GRANDIOSITÀ SPIRITUALE

LIVIO GHIRINGHELLI - 09/04/2021

missaLa Missa solemnis di Beethoven in re maggiore, composta tra il 1819 e il 1823, fa seguito, a dodici anni di distanza, alla Messa op.86 in do maggiore del 1807. Destinata a ottenere il favore del Principe Esterhazy, che aveva registrato una freddissima accoglienza, nonostante l’autocompiacimento dell’autore per quest’opera continuamente amata. Pericolare curioso rispetto all’Eroica: Beethoven fu tentato di dedicarla a Napoleone. Quella Messa risulta agli occhi della critica eclettica, formale e accademica in certe parti, tradizionalista in altre, anche se non vi mancano pagine decisamente ispirate come il Kyrie iniziale d’amabilità liederistica e il Gloria sublime nel “qui tollis peccata mundi”, o quelle del grande sinfonismo degli episodi strumentali.

Altro precedente l’Oratorio Christus am Ölberg (Cristo sul monte degli ulivi) op.85 nelle due versioni del marzo 1803 e dell’estate 1804: Cristo, oppresso dall’angoscia per la passione imminente invoca il Padre, chiedendone pietà. L’opera si articola in recitativi e arie, cori e un terzetto. Prima rappresentazione a Vienna il 5 aprile 1803 in un programma colossale con altre opere dell’autore con stretta notorietà in ambito locale. Momenti più convincenti dell’Oratorio: la drammatica introduzione con i terrificanti appelli dei tromboni e il pulsare sordo dei timpani, il tratteggio vigoroso del Cristo-uomo. Del Gesù troppo umano Beethoven stesso lamentava l’eccessiva drammaticità, onde le modifiche apportate.
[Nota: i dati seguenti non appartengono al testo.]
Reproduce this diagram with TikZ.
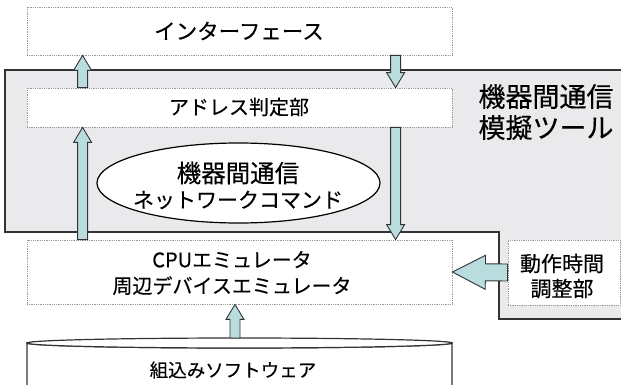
\documentclass[tikz,border=0pt]{standalone}
\usepackage{fontspec}
\setmainfont{Noto Sans CJK JP}[UprightFeatures={FakeBold=0.3}]
\usetikzlibrary{calc,shapes.geometric}
\definecolor{toolgray}{HTML}{EAEAEC}
\definecolor{arrowfill}{HTML}{B9DDDF}
\definecolor{edgegray}{HTML}{333333}
\tikzset{
  dotbox/.style={draw=gray!80, densely dotted, line width=0.8pt, fill=white, inner sep=0pt},
  barrow/.style={draw=edgegray, line width=0.9pt, fill=arrowfill, line join=miter},
  lbl/.style={inner sep=0pt, align=center, text=black},
}
\newcommand\blockarr[5]{%
  \coordinate (ba-h) at ($(#2)!#5!(#1)$);
  \draw[barrow] ($(#1)!#3!90:(#2)$) -- ($(ba-h)!#3!90:(#2)$) -- ($(ba-h)!#4!90:(#2)$) -- (#2)
     -- ($(ba-h)!#4!-90:(#2)$) -- ($(ba-h)!#3!-90:(#2)$) -- ($(#1)!#3!-90:(#2)$) -- cycle;}
\begin{document}
\begin{tikzpicture}[x=1pt,y=-1pt]
\useasboundingbox (0,0) rectangle (621,385);
\clip (0,0) rectangle (621,385);
% tool region
\draw[fill=toolgray, draw=edgegray, line width=1.8pt]
  (5,70) -- (630,70) -- (630,319) -- (499,319) -- (499,232) -- (5,232) -- cycle;
\node[lbl, font=\fontsize{27}{31}\selectfont, anchor=center] (title) at (546,112) {機器間通信\\模擬ツール};
% boxes
\node[dotbox, minimum width=425pt, minimum height=48pt] (ifc) at (239.5,31) {};
\node[lbl, font=\fontsize{21.5}{24}\selectfont] (ifct) at (239,31) {インターフェース};
\node[dotbox, minimum width=425pt, minimum height=39pt] (addr) at (239.5,107.5) {};
\node[lbl, font=\fontsize{20}{24}\selectfont] (addrt) at (239,107) {アドレス判定部};
\node[draw=black, line width=1.2pt, fill=white, ellipse, minimum width=283pt, minimum height=80pt, inner sep=0pt] (ell) at (238.5,183) {};
\node[lbl, font=\fontsize{24.5}{27}\selectfont] (ellt1) at (238,173) {機器間通信};
\node[lbl, font=\fontsize{21}{24}\selectfont] (ellt2) at (238,200) {ネットワークコマンド};
\node[dotbox, minimum width=425pt, minimum height=64pt] (cpu) at (239.5,272) {};
\node[lbl, font=\fontsize{20}{26}\selectfont] (cput) at (232,273) {CPUエミュレータ\\周辺デバイスエミュレータ};
\node[dotbox, minimum width=112pt, minimum height=65pt] (tim) at (564,272.5) {};
\node[lbl, font=\fontsize{21}{25}\selectfont] (timt) at (562,276) {動作時間\\調整部};
% cylinder
\draw[edgegray, line width=1.2pt, fill=white] (27,395) -- (27,343) arc[start angle=180, end angle=360, x radius=212.5pt, y radius=5pt] -- (452,395);
\draw[edgegray, line width=1.2pt, fill=white] (239.5,343) ellipse[x radius=212.5pt, y radius=5pt];
\coordinate (cyl) at (239.5,338);
\node[lbl, font=\fontsize{18.5}{22}\selectfont] (cylt) at (233,370) {組込みソフトウェア};
% arrows
\coordinate (a1s) at ($(addr.north west)+(56,0)$);
\coordinate (a1e) at ($(ifc.south west)+(56,0)$);
\blockarr{a1s}{a1e}{5pt}{9pt}{15pt}
\coordinate (a2s) at ($(cpu.north west)+(56,0)$);
\coordinate (a2e) at ($(addr.south west)+(56,0)$);
\blockarr{a2s}{a2e}{5pt}{9pt}{15pt}
\coordinate (a3s) at ($(ifc.south west)+(369,0)$);
\coordinate (a3e) at ($(addr.north west)+(369,0)$);
\blockarr{a3s}{a3e}{5pt}{9pt}{15pt}
\coordinate (a4s) at ($(addr.south west)+(369,0)$);
\coordinate (a4e) at ($(cpu.north west)+(369,0)$);
\blockarr{a4s}{a4e}{5pt}{9pt}{15pt}
\coordinate (a5s) at ($(cyl)+(-4.5,0)$);
\coordinate (a5e) at ($(cpu.south)+(-4.5,0)$);
\blockarr{a5s}{a5e}{5pt}{9pt}{15pt}
\coordinate (a6s) at (tim.west);
\coordinate (a6e) at (cpu.east);
\blockarr{a6s}{a6e}{8.5pt}{17pt}{33pt}
\end{tikzpicture}
\end{document}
La Missa solemnis si accompagna nel tempo agli ultimi grandi capolavori (sonate per pf., Variazioni Diabelli, la Nona). Occasione contingente nel 1818 l’annuncio che il 9 marzo 1820 l’Arciduca Rodolfo, allievo, mecenate e protettore di Beethoven avrebbe celebrato la sua nomina ad Arcivescovo di Olmütz. In precedenza, le ricerche sulle grandi Messe della tradizione, ma al contempo la consapevolezza che “la libertà e il progresso dell’artista sono il nostro vero obiettivo finale” (inconcepibile, dunque, un pedissequo ritorno all’antico). L’opera si presenta comunque con la concatenazione di incisi melodici chiusi in se stessi. Da ricordare il Christe, oscuro e concitato, costruito su un tema bachiano, contrappuntato dalle voci soliste, il Gloria, col suo grido di giubilo, il Credo, in cui si riaffacciano le grandi aperture sinfoniche beethoveniane, con la perfetta chiusura della fuga, per non dire della melodia infinita del Benedictus. In rilievo soprattutto l’assolo del violino nel brano, che dura ben 123 battute.

Presentata per la prima volta a Pietroburgo il 6 aprile 1824 sotto l’egida del Principe Galitzin (dedicatario degli ultimi prodigiosi quartetti) la Missa riapparve il 7 maggio accanto alla Nona. Non trovando posto né in una sala da concerto, né in una chiesa, l’autore era favorevole ad una esecuzione in qualità di oratorio. Rimane che attraverso la Missa solemnis passa tutta la grande musica sacra dell’Ottocento. Si constata che i vari campi giustapposti nell’immenso affresco palesano strutture monumentali nell’ambito dell’ordine prestigioso, in cui le parti, pure possedendo un organismo proprio e individuale, si fondano e legano con il tutto. Certo la Missa non è ricavata formalmente dalla variazione e dallo svolgimento dei nuclei tematici, quanto si compone di una somma di sezioni. La rinuncia coerente agli elementi della elaborazione tematica la rende per certi versi diversa dai caratteri salienti della rimanente produzione beethoveniana.